I think you are - I'll find the line number

Bhavik Mehta (Mar 14 2020 at 16:00):

https://github.com/b-mehta/topos/blob/master/src/locally_cartesian_closed.lean#L287

Bhavik Mehta (Mar 14 2020 at 16:00):

Specifically I constructed the regular coimage, and proved that in a locally cartesian closed category with coequalizers it coincides with the image

Bhavik Mehta (Mar 14 2020 at 16:03):

mono_part_is_mono establishes that my image is a mono_factorisation, image_is_smallest_subobject is the definition of is_image.lift and smallest_subobject_factors shows is_image.lift_fac'

Scott Morrison (Mar 14 2020 at 16:03):

Great. It would be nice to separate things out a bit, and identify explicitly at what point you're using the LCC condition.

Scott Morrison (Mar 14 2020 at 16:04):

Can you point me to where that is?

Bhavik Mehta (Mar 14 2020 at 16:04):

in mono_part_is_mono

Bhavik Mehta (Mar 14 2020 at 16:05):

In pullback_preserves_epi' and prod_map_epi near the end of that proof

Scott Morrison (Mar 14 2020 at 16:05):

Got it, thanks.

Bhavik Mehta (Mar 14 2020 at 16:06):

I should say that I wrote all this with the ultimate end-goal of getting to epi-mono factorisation in a topos, so I didn't care too much about what conditions were used where since we'd eventually have them all anyway

Bhavik Mehta (Mar 14 2020 at 16:07):

I think a better way of doing this would be to define a regular category and show that an LCC with refl. coeqs is regular

Bhavik Mehta (Mar 14 2020 at 16:08):

(and regular categories also generalise abelian categories which is I think what your end goal is?)
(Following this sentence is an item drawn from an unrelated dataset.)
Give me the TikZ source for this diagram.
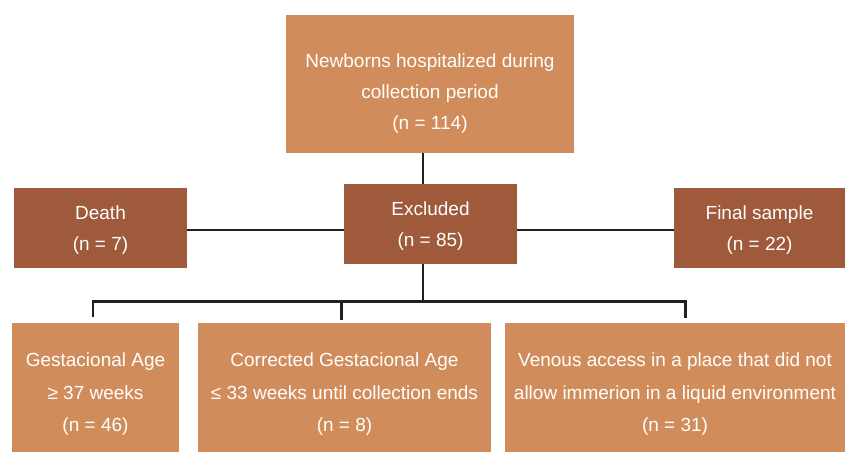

Bas Spitters (Mar 18 2020 at 11:44):

It may be interesting to translate some of the work on boolean valued models by @Floris van Doorn to topos theory, and perhaps generalize it to Heyting valued models.

Bas Spitters (Mar 18 2020 at 11:45):

E.g following the treatment in Maclane and Moerdijk

Bhavik Mehta (Mar 18 2020 at 13:32):

Yeah, I would like to get most of chapters 4-6 of MM

Bhavik Mehta (Mar 26 2020 at 20:53):

For those interested, we've effectively got the first milestone in this project! Pare's theorem: that a category with finite limits and power objects has finite colimits. Along the way, we've also now got the reflexive (or crude) monadicity theorem and creation of limits (it's sorry-free but still a bit messy, so it's in this branch)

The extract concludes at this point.